MARCH 27, 2008
While many states have laws prohibiting elected officials and public employees from returning to government work while drawing taxpayer-financed pensions, an epidemic of it exists in Florida where taxpayers are financing the lucrative salaries and multiple pensions of more than a thousand public servants.
Known as double and triple-dipping the practice is rampant in the Sunshine State where more than 1,200 former state employees collect two or more pensions and hundreds more collect at least two pensions and a salary. Nearly 200 of them get paid more than $100,000 a year on top of public retirement benefits of up to $14,000 a month. Many of them also collect a lump-sum of hundreds of thousands of dollars upon retirement.
The triple dippers include public school principals, teachers, law enforcement officers, health department employees, court clerks and dozens of other public employees throughout the state. Additionally, more than 200 elected officials and senior managers who have quietly retired actually continue working, many in the same job where they earned their pension.

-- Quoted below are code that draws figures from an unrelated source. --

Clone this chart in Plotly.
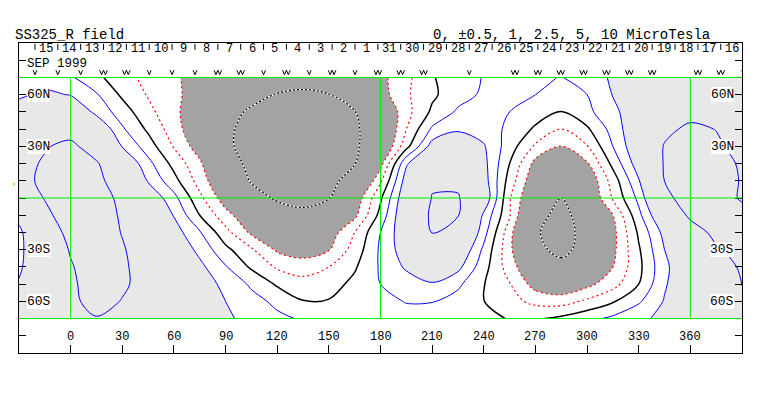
import plotly.graph_objects as go

# ---------------- data ----------------
lons = list(range(-30, 391, 15))          # Carrington longitude columns
lats = list(range(-70, 71, 10))           # latitude rows

row_s70 = [-1.60,-1.93,-2.26,-2.45,-2.08,-1.77,-1.47,-1.27,-1.08,-0.85,-0.60,-0.45,-0.36,-0.31,-0.32,-0.34,-0.30,-0.22,-0.15,0.03,0.06,-0.11,-0.35,-0.61,-0.89,-1.13,-1.36,-1.58,-1.80]
row_s60 = [-1.40,-1.85,-2.30,-2.82,-2.46,-2.10,-1.73,-1.37,-1.00,-0.67,-0.39,-0.02,-0.03,-0.26,-0.38,-0.52,-0.52,-0.30,-0.01,0.34,0.63,0.71,0.40,0.05,-0.43,-1.04,-1.36,-1.68,-2.00]
row_s50 = [-1.05,-1.70,-2.35,-2.90,-2.63,-2.18,-1.71,-1.29,-0.86,-0.42,0.07,0.32,0.20,-0.125,-0.50,-0.73,-0.95,-0.60,-0.02,0.47,1.22,1.46,1.15,0.69,0.00,-0.94,-1.50,-2.04,-2.55]
row_s40 = [-0.90,-1.63,-2.42,-3.02,-2.63,-2.12,-1.63,-1.13,-0.54,0.08,0.57,0.72,0.50,0.06,-0.56,-1.08,-1.45,-1.15,-0.19,0.75,1.60,2.13,1.56,1.00,0.13,-0.88,-1.52,-2.12,-2.60]
row_s30 = [-0.85,-1.65,-2.58,-3.20,-2.58,-2.01,-1.45,-0.86,-0.13,0.43,1.08,1.27,1.03,0.29,-0.58,-1.31,-1.98,-1.60,-0.39,0.86,2.20,2.82,2.06,1.13,0.06,-1.00,-1.70,-2.41,-2.80]
row_s20 = [-0.85,-1.91,-2.79,-3.02,-2.46,-1.85,-1.24,-0.55,0.33,1.10,1.58,1.75,1.30,0.50,-0.50,-1.44,-2.52,-2.14,-0.69,0.80,2.40,2.91,2.14,1.16,-0.08,-1.18,-2.08,-2.72,-2.95]
row_s10 = [-1.20,-2.28,-2.98,-3.01,-2.38,-1.68,-0.97,0.00,0.81,1.45,2.01,2.30,2.08,1.13,-0.17,-1.56,-2.66,-2.54,-0.90,0.45,2.15,2.81,2.02,1.00,-0.36,-1.66,-2.67,-3.10,-2.80]
row_eq  = [-1.90,-2.54,-3.10,-2.92,-2.28,-1.46,-0.66,0.375,1.28,2.11,2.62,2.75,2.52,1.39,0.08,-1.45,-2.53,-2.58,-1.45,0.45,1.70,2.50,1.63,0.44,-0.63,-2.26,-2.93,-2.97,-2.40]
row_n10 = [-2.30,-2.63,-3.20,-2.74,-2.00,-0.95,-0.17,0.70,1.63,2.58,3.03,3.30,2.82,2.03,0.60,-1.26,-2.40,-2.30,-1.25,0.21,1.45,2.30,1.49,0.27,-0.95,-2.51,-2.95,-2.83,-2.45]
row_n20 = [-2.20,-2.60,-3.10,-2.60,-1.60,-0.65,0.16,0.90,1.98,2.77,3.29,3.59,3.06,2.54,1.19,-0.93,-1.77,-1.87,-1.16,0.00,1.17,1.80,1.05,-0.14,-1.29,-2.57,-2.97,-2.80,-2.40]
row_n30 = [-1.90,-2.43,-2.72,-2.01,-0.97,-0.25,0.54,1.27,2.30,2.90,3.40,3.70,3.18,2.67,1.71,0.17,-1.23,-1.59,-1.05,-0.24,0.58,1.00,0.53,-0.50,-1.47,-2.56,-3.00,-2.64,-2.20]
row_n40 = [-1.60,-1.85,-2.10,-1.55,-0.57,0.09,0.75,1.49,2.31,2.83,3.26,3.52,3.09,2.67,1.81,0.50,-0.58,-0.90,-0.77,-0.39,0.08,0.50,0.08,-0.69,-1.50,-2.29,-2.68,-2.48,-2.10]
row_n50 = [-1.30,-1.45,-1.60,-0.85,-0.25,0.36,0.85,1.47,2.17,2.64,2.89,3.05,2.79,2.53,1.65,0.67,-0.09,-0.58,-0.90,-0.50,-0.24,0.02,-0.37,-0.88,-1.34,-1.77,-2.20,-2.10,-2.00]
row_n60 = [-0.90,-1.12,-0.97,-0.55,0.09,0.54,0.87,1.28,1.73,2.19,2.54,2.65,2.52,1.91,1.23,0.58,0.09,-0.30,-0.58,-0.65,-0.50,-0.30,-0.50,-1.02,-1.36,-1.69,-1.93,-1.92,-1.80]
row_n70 = [-0.85,-0.70,-0.56,-0.125,0.32,0.64,0.91,1.26,1.64,1.95,2.10,2.15,2.00,1.71,1.15,0.63,0.04,-0.28,-0.525,-0.62,-0.60,-0.48,-0.75,-1.07,-1.27,-1.45,-1.60,-1.55,-1.50]

field = [row_s70, row_s60, row_s50, row_s40, row_s30, row_s20, row_s10, row_eq,
         row_n10, row_n20, row_n30, row_n40, row_n50, row_n60, row_n70]

neg_levels = [-2.5, -1.0, -0.5]
pos_levels = [0.5, 1.0]
strong_level = 2.5

lon_ticks = list(range(0, 361, 30))
lat_ticks = list(range(-80, 81, 10))
lat_labels = {60: "60N", 30: "30N", -30: "30S", -60: "60S"}

day_labels = ["15","14","13","12","11","10","9","8","7","6","5","4","3","2","1",
              "31","30","29","28","27","26","25","24","23","22","21","20","19","18","17","16"]
first_day_lon = -14.1
deg_per_day = 13.28
obs_marks = ["v","v","v","w","w","v","v","v","w","w","v","w","v","w","v","w",
             "w","w","","v","","w","w","w","w","w","w","w","","w","w","v"]

# ---------------- figure ----------------
FONT = "Liberation Mono"
fig = go.Figure()

common = dict(x=lons, y=lats, z=field, showscale=False, hoverinfo="skip")

# plotly shades the side that violates the constraint
fig.add_trace(go.Contour(**common, contours=dict(type="constraint", operation=">", value=-1.0),
                         fillcolor="#e8e8e8", line=dict(width=0, smoothing=1)))
fig.add_trace(go.Contour(**common, contours=dict(type="constraint", operation="<", value=1.0),
                         fillcolor="#a3a3a3", line=dict(width=0, smoothing=1)))

def line_trace(level, color, width, dash="solid"):
    return go.Contour(**common, contours=dict(type="constraint", operation="=", value=level),
                      line=dict(color=color, width=width, dash=dash, smoothing=1))

for lv in neg_levels:
    fig.add_trace(line_trace(lv, "#0000ff", 1))
fig.add_trace(line_trace(0.0, "#000000", 1.5))
for lv in pos_levels:
    fig.add_trace(line_trace(lv, "#ff0000", 1.2, "2px,3px"))
fig.add_trace(line_trace(strong_level, "#ffffff", 1.2))
fig.add_trace(line_trace(strong_level, "#000000", 1.2, "2px,2px"))

GREEN = "#00ee00"
shapes = []
for yv in (-70, 0, 70):
    shapes.append(dict(type="line", xref="x", yref="y", x0=-30, x1=390, y0=yv, y1=yv,
                       line=dict(color=GREEN, width=1)))
for xv in (0, 180, 360):
    shapes.append(dict(type="line", xref="x", yref="y", x0=xv, x1=xv, y0=-70, y1=70,
                       line=dict(color=GREEN, width=1)))
# day separators in the top band
for k in range(len(day_labels) + 1):
    xs = first_day_lon + (k - 0.5) * deg_per_day
    if -30 < xs < 390:
        shapes.append(dict(type="line", xref="x", yref="y", x0=xs, x1=xs, y0=89.5, y1=86.0,
                           line=dict(color="black", width=1)))
# observation marks (v / w glyphs) drawn as small paths
a, b, y0m = 1.1, 2.6, 71.6
for k, m in enumerate(obs_marks):
    xs = first_day_lon + (k - 0.5) * deg_per_day
    if not m or not (-30 < xs < 391):
        continue
    if m == "v":
        p = f"M {xs-a},{y0m+b} L {xs},{y0m} L {xs+a},{y0m+b}"
    else:
        p = (f"M {xs-2*a},{y0m+b} L {xs-a},{y0m} L {xs},{y0m+b} "
             f"L {xs+a},{y0m} L {xs+2*a},{y0m+b}")
    shapes.append(dict(type="path", xref="x", yref="y", path=p,
                       line=dict(color="black", width=1)))

ann = []
nb = dict(borderpad=0, borderwidth=0, showarrow=False)
for i, d in enumerate(day_labels):
    ann.append(dict(x=first_day_lon + i * deg_per_day, y=86.4, xref="x", yref="y", text=d,
                    font=dict(family=FONT, size=12, color="black"), **nb))
ann.append(dict(x=-25.5, y=77.9, xref="x", yref="y", text="SEP 1999", xanchor="left",
                font=dict(family=FONT, size=12.5, color="black"), **nb))
ann.append(dict(x=390.3, y=77.9, xref="x", yref="y", text="AUG 1999", xanchor="right",
                font=dict(family=FONT, size=12.5, color="black"), **nb))
for lv, t in lat_labels.items():
    ann.append(dict(x=-25.2, y=lv, xref="x", yref="y", text=t, xanchor="left",
                    bgcolor="white", font=dict(family=FONT, size=13, color="black"), **nb))
    ann.append(dict(x=385.5, y=lv, xref="x", yref="y", text=t, xanchor="right",
                    bgcolor="white", font=dict(family=FONT, size=13, color="black"), **nb))
for v in lon_ticks:
    ann.append(dict(x=v, y=-80.5, xref="x", yref="y", text=str(v),
                    font=dict(family=FONT, size=12, color="black"), **nb))
ann.append(dict(x=180, y=-97.5, xref="x", yref="y", text="1953",
                font=dict(family=FONT, size=17, color="black"), **nb))
ann.append(dict(x=-0.005, y=1.052, xref="paper", yref="paper", text="SS325_R field",
                xanchor="left", font=dict(family=FONT, size=14, color="black"), **nb))
ann.append(dict(x=0.5726, y=1.052, xref="paper", yref="paper",
                text="0, \u00b10.5, 1, 2.5, 5, 10 MicroTesla",
                xanchor="left", font=dict(family=FONT, size=14, color="black"), **nb))
ann.append(dict(x=-0.004, y=7.5, xref="paper", yref="y", text="\u203a", xanchor="right",
                font=dict(family=FONT, size=9, color=GREEN), **nb))

# the page body has an 8px default margin, so the figure is sized to fit inside the window
fig.update_layout(
    width=755, height=388, autosize=False,
    margin=dict(l=11, r=21, t=35, b=43, pad=0),
    paper_bgcolor="white", plot_bgcolor="white",
    showlegend=False, shapes=shapes, annotations=ann,
    xaxis=dict(range=[-30, 390], showgrid=False, zeroline=False, showline=True, mirror=True,
               linecolor="black", linewidth=1, ticks="inside", ticklen=8, tickcolor="black",
               tickvals=lon_ticks, showticklabels=False, fixedrange=True),
    yaxis=dict(range=[-90, 90], showgrid=False, zeroline=False, showline=True, mirror="ticks",
               linecolor="black", linewidth=1, ticks="inside", ticklen=7, tickcolor="black",
               tickvals=lat_ticks, showticklabels=False, fixedrange=True),
)

fig.write_html("out.html")
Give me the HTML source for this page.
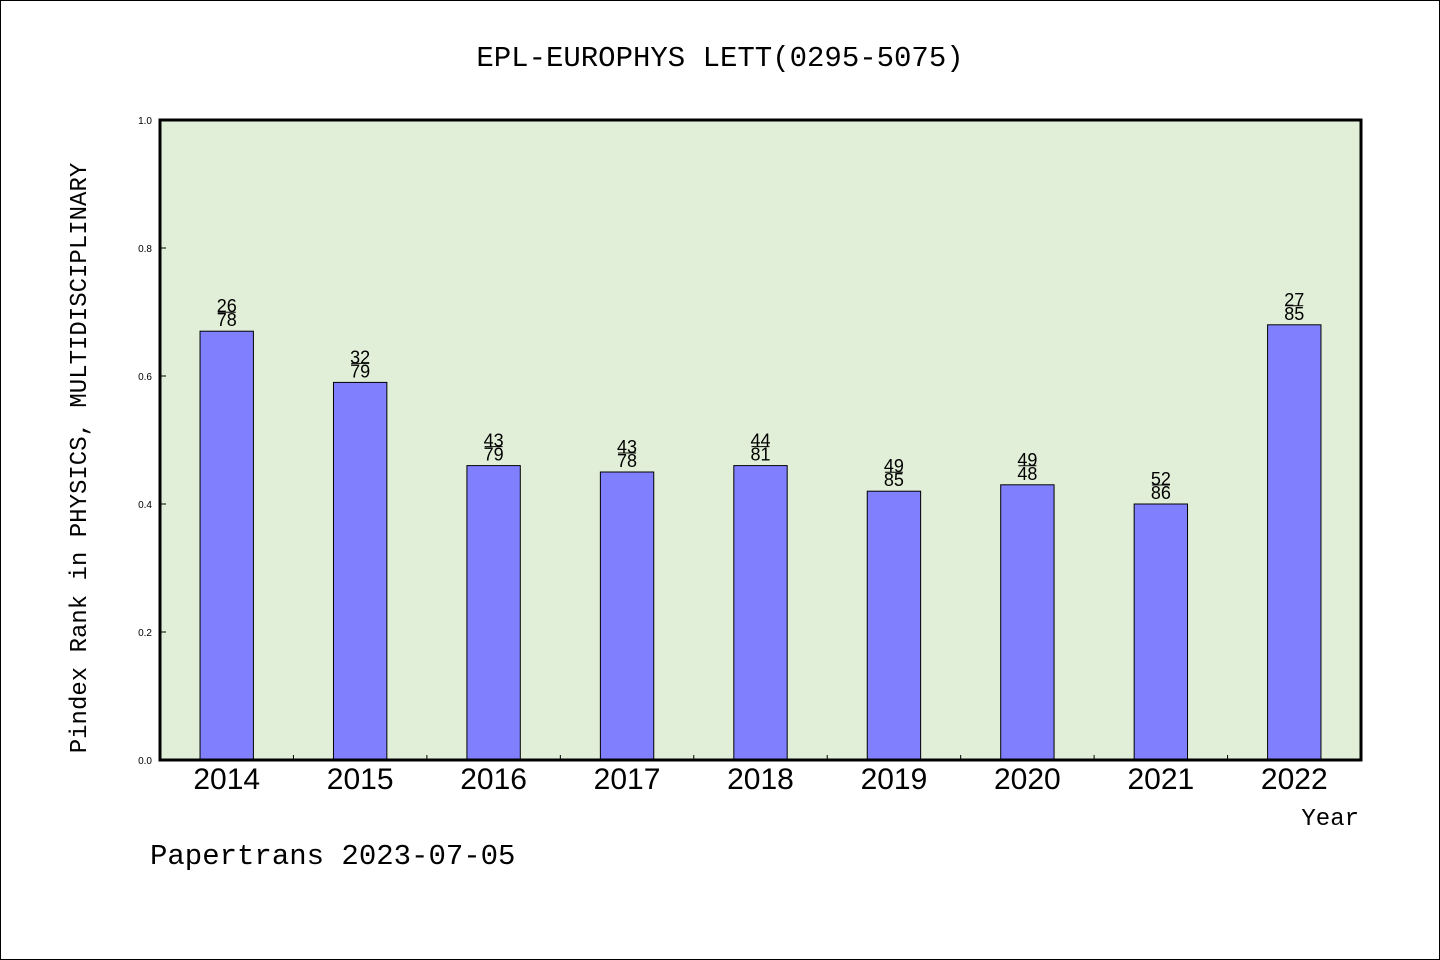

Because many state lawmakers benefit from this outrageous system, they aren’t motivated to pass legislation to stop it. Many other states have made it illegal to take any public sector job in the same retirement system without forfeiting retirement benefits. In New York, for instance, public employees who retire and return to government work must forfeit their pensions during the time they get a salary.
There is little hope that a similar law will pass in Florida, according to one Republican legislator who says “it’s going to be a bit of an uphill battle” because there are more “double dippers in the legislature” than anyone thought. He called the situation a mess.